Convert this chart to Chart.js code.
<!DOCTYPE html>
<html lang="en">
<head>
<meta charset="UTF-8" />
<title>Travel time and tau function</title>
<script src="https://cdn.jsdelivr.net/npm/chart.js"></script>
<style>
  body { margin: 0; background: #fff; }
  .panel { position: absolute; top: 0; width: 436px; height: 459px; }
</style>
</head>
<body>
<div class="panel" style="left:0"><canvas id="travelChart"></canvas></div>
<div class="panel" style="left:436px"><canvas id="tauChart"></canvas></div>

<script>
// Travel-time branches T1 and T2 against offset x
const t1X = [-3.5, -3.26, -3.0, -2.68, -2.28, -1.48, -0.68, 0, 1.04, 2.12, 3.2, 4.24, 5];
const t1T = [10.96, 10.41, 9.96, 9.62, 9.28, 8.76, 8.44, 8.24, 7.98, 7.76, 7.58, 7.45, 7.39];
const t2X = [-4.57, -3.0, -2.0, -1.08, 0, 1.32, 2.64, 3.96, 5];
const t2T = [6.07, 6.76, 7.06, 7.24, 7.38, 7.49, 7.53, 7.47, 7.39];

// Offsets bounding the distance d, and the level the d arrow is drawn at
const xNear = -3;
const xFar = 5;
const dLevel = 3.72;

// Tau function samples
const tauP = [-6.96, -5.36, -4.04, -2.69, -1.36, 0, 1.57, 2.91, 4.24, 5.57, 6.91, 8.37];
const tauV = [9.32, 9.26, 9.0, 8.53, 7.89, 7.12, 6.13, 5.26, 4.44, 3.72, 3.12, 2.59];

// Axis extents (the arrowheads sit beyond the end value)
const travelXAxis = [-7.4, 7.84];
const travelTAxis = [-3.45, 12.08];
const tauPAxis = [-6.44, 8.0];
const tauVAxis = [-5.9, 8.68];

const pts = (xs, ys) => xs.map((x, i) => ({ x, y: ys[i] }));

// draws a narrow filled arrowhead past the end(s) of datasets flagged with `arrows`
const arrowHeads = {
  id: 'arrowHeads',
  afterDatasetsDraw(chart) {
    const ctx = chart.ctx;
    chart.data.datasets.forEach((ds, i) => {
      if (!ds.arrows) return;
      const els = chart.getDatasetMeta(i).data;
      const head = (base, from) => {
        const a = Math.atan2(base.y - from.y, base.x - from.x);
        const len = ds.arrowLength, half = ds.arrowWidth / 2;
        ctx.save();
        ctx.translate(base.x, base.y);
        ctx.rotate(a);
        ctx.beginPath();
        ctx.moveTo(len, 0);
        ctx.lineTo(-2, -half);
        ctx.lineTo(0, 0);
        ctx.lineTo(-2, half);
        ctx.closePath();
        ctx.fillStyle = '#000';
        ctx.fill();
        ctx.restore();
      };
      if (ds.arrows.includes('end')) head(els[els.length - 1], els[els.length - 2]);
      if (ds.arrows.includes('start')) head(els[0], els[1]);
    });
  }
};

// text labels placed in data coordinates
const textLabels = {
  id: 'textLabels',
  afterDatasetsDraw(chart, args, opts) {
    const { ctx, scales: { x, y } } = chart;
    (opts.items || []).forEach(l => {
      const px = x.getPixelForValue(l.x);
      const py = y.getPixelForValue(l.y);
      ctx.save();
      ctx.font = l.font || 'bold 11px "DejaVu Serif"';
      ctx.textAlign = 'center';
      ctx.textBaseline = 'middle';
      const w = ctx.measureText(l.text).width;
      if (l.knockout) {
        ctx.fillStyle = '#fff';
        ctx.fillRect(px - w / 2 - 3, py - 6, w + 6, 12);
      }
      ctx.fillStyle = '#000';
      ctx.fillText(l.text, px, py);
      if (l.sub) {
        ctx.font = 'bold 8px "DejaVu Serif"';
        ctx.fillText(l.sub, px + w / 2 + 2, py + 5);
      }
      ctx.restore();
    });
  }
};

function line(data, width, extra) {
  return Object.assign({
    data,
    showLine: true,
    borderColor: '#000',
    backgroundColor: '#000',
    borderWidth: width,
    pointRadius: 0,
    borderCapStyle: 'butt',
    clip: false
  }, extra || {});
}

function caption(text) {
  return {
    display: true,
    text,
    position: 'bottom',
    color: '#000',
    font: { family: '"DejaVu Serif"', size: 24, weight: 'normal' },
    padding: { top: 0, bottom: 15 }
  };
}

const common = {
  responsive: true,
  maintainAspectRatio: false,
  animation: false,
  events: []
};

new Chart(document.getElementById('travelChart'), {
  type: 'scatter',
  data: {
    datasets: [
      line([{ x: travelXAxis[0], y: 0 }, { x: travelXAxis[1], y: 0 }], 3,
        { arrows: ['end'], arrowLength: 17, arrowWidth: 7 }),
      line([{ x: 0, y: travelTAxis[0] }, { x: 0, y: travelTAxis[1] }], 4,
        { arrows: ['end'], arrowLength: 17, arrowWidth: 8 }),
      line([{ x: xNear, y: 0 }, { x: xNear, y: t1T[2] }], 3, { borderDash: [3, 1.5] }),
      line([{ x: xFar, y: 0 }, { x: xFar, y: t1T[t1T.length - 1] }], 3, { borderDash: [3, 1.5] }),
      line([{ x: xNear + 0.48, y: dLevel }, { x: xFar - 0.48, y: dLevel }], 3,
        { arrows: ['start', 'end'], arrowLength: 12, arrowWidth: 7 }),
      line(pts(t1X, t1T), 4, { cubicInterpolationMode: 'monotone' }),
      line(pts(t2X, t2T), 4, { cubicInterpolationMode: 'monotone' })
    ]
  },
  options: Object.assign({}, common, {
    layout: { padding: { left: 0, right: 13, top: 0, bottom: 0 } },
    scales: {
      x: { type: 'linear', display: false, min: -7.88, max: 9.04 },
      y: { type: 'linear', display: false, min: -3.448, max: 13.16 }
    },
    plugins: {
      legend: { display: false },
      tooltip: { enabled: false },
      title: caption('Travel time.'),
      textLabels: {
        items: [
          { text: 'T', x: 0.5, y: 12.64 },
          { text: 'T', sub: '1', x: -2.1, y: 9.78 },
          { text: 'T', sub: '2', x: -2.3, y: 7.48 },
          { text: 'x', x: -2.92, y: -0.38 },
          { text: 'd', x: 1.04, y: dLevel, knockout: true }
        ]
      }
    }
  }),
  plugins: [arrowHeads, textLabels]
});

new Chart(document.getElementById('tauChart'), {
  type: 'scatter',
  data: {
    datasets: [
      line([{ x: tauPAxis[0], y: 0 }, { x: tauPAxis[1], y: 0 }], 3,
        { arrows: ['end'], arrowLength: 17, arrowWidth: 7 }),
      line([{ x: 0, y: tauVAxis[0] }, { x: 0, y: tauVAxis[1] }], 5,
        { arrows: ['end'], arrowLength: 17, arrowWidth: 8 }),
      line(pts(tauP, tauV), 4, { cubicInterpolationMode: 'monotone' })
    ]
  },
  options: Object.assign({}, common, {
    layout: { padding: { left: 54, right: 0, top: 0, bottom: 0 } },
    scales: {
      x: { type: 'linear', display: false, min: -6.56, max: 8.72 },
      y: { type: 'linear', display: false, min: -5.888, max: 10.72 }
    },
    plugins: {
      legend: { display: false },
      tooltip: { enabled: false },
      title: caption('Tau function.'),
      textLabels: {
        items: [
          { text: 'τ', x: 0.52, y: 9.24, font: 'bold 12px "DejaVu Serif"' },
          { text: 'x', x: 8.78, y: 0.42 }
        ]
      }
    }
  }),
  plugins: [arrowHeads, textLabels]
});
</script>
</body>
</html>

***

▸ **SHORT PROBLEM**
Restate the listing in full, word for word.

▸ **SOLUTION TO THIS PROBLEM**
Convert this chart to Chart.js code.
<!DOCTYPE html>
<html lang="en">
<head>
<meta charset="UTF-8" />
<title>Travel time and tau function</title>
<script src="https://cdn.jsdelivr.net/npm/chart.js"></script>
<style>
  body { margin: 0; background: #fff; }
  .panel { position: absolute; top: 0; width: 436px; height: 459px; }
</style>
</head>
<body>
<div class="panel" style="left:0"><canvas id="travelChart"></canvas></div>
<div class="panel" style="left:436px"><canvas id="tauChart"></canvas></div>

<script>
// Travel-time branches T1 and T2 against offset x
const t1X = [-3.5, -3.26, -3.0, -2.68, -2.28, -1.48, -0.68, 0, 1.04, 2.12, 3.2, 4.24, 5];
const t1T = [10.96, 10.41, 9.96, 9.62, 9.28, 8.76, 8.44, 8.24, 7.98, 7.76, 7.58, 7.45, 7.39];
const t2X = [-4.57, -3.0, -2.0, -1.08, 0, 1.32, 2.64, 3.96, 5];
const t2T = [6.07, 6.76, 7.06, 7.24, 7.38, 7.49, 7.53, 7.47, 7.39];

// Offsets bounding the distance d, and the level the d arrow is drawn at
const xNear = -3;
const xFar = 5;
const dLevel = 3.72;

// Tau function samples
const tauP = [-6.96, -5.36, -4.04, -2.69, -1.36, 0, 1.57, 2.91, 4.24, 5.57, 6.91, 8.37];
const tauV = [9.32, 9.26, 9.0, 8.53, 7.89, 7.12, 6.13, 5.26, 4.44, 3.72, 3.12, 2.59];

// Axis extents (the arrowheads sit beyond the end value)
const travelXAxis = [-7.4, 7.84];
const travelTAxis = [-3.45, 12.08];
const tauPAxis = [-6.44, 8.0];
const tauVAxis = [-5.9, 8.68];

const pts = (xs, ys) => xs.map((x, i) => ({ x, y: ys[i] }));

// draws a narrow filled arrowhead past the end(s) of datasets flagged with `arrows`
const arrowHeads = {
  id: 'arrowHeads',
  afterDatasetsDraw(chart) {
    const ctx = chart.ctx;
    chart.data.datasets.forEach((ds, i) => {
      if (!ds.arrows) return;
      const els = chart.getDatasetMeta(i).data;
      const head = (base, from) => {
        const a = Math.atan2(base.y - from.y, base.x - from.x);
        const len = ds.arrowLength, half = ds.arrowWidth / 2;
        ctx.save();
        ctx.translate(base.x, base.y);
        ctx.rotate(a);
        ctx.beginPath();
        ctx.moveTo(len, 0);
        ctx.lineTo(-2, -half);
        ctx.lineTo(0, 0);
        ctx.lineTo(-2, half);
        ctx.closePath();
        ctx.fillStyle = '#000';
        ctx.fill();
        ctx.restore();
      };
      if (ds.arrows.includes('end')) head(els[els.length - 1], els[els.length - 2]);
      if (ds.arrows.includes('start')) head(els[0], els[1]);
    });
  }
};

// text labels placed in data coordinates
const textLabels = {
  id: 'textLabels',
  afterDatasetsDraw(chart, args, opts) {
    const { ctx, scales: { x, y } } = chart;
    (opts.items || []).forEach(l => {
      const px = x.getPixelForValue(l.x);
      const py = y.getPixelForValue(l.y);
      ctx.save();
      ctx.font = l.font || 'bold 11px "DejaVu Serif"';
      ctx.textAlign = 'center';
      ctx.textBaseline = 'middle';
      const w = ctx.measureText(l.text).width;
      if (l.knockout) {
        ctx.fillStyle = '#fff';
        ctx.fillRect(px - w / 2 - 3, py - 6, w + 6, 12);
      }
      ctx.fillStyle = '#000';
      ctx.fillText(l.text, px, py);
      if (l.sub) {
        ctx.font = 'bold 8px "DejaVu Serif"';
        ctx.fillText(l.sub, px + w / 2 + 2, py + 5);
      }
      ctx.restore();
    });
  }
};

function line(data, width, extra) {
  return Object.assign({
    data,
    showLine: true,
    borderColor: '#000',
    backgroundColor: '#000',
    borderWidth: width,
    pointRadius: 0,
    borderCapStyle: 'butt',
    clip: false
  }, extra || {});
}

function caption(text) {
  return {
    display: true,
    text,
    position: 'bottom',
    color: '#000',
    font: { family: '"DejaVu Serif"', size: 24, weight: 'normal' },
    padding: { top: 0, bottom: 15 }
  };
}

const common = {
  responsive: true,
  maintainAspectRatio: false,
  animation: false,
  events: []
};

new Chart(document.getElementById('travelChart'), {
  type: 'scatter',
  data: {
    datasets: [
      line([{ x: travelXAxis[0], y: 0 }, { x: travelXAxis[1], y: 0 }], 3,
        { arrows: ['end'], arrowLength: 17, arrowWidth: 7 }),
      line([{ x: 0, y: travelTAxis[0] }, { x: 0, y: travelTAxis[1] }], 4,
        { arrows: ['end'], arrowLength: 17, arrowWidth: 8 }),
      line([{ x: xNear, y: 0 }, { x: xNear, y: t1T[2] }], 3, { borderDash: [3, 1.5] }),
      line([{ x: xFar, y: 0 }, { x: xFar, y: t1T[t1T.length - 1] }], 3, { borderDash: [3, 1.5] }),
      line([{ x: xNear + 0.48, y: dLevel }, { x: xFar - 0.48, y: dLevel }], 3,
        { arrows: ['start', 'end'], arrowLength: 12, arrowWidth: 7 }),
      line(pts(t1X, t1T), 4, { cubicInterpolationMode: 'monotone' }),
      line(pts(t2X, t2T), 4, { cubicInterpolationMode: 'monotone' })
    ]
  },
  options: Object.assign({}, common, {
    layout: { padding: { left: 0, right: 13, top: 0, bottom: 0 } },
    scales: {
      x: { type: 'linear', display: false, min: -7.88, max: 9.04 },
      y: { type: 'linear', display: false, min: -3.448, max: 13.16 }
    },
    plugins: {
      legend: { display: false },
      tooltip: { enabled: false },
      title: caption('Travel time.'),
      textLabels: {
        items: [
          { text: 'T', x: 0.5, y: 12.64 },
          { text: 'T', sub: '1', x: -2.1, y: 9.78 },
          { text: 'T', sub: '2', x: -2.3, y: 7.48 },
          { text: 'x', x: -2.92, y: -0.38 },
          { text: 'd', x: 1.04, y: dLevel, knockout: true }
        ]
      }
    }
  }),
  plugins: [arrowHeads, textLabels]
});

new Chart(document.getElementById('tauChart'), {
  type: 'scatter',
  data: {
    datasets: [
      line([{ x: tauPAxis[0], y: 0 }, { x: tauPAxis[1], y: 0 }], 3,
        { arrows: ['end'], arrowLength: 17, arrowWidth: 7 }),
      line([{ x: 0, y: tauVAxis[0] }, { x: 0, y: tauVAxis[1] }], 5,
        { arrows: ['end'], arrowLength: 17, arrowWidth: 8 }),
      line(pts(tauP, tauV), 4, { cubicInterpolationMode: 'monotone' })
    ]
  },
  options: Object.assign({}, common, {
    layout: { padding: { left: 54, right: 0, top: 0, bottom: 0 } },
    scales: {
      x: { type: 'linear', display: false, min: -6.56, max: 8.72 },
      y: { type: 'linear', display: false, min: -5.888, max: 10.72 }
    },
    plugins: {
      legend: { display: false },
      tooltip: { enabled: false },
      title: caption('Tau function.'),
      textLabels: {
        items: [
          { text: 'τ', x: 0.52, y: 9.24, font: 'bold 12px "DejaVu Serif"' },
          { text: 'x', x: 8.78, y: 0.42 }
        ]
      }
    }
  }),
  plugins: [arrowHeads, textLabels]
});
</script>
</body>
</html>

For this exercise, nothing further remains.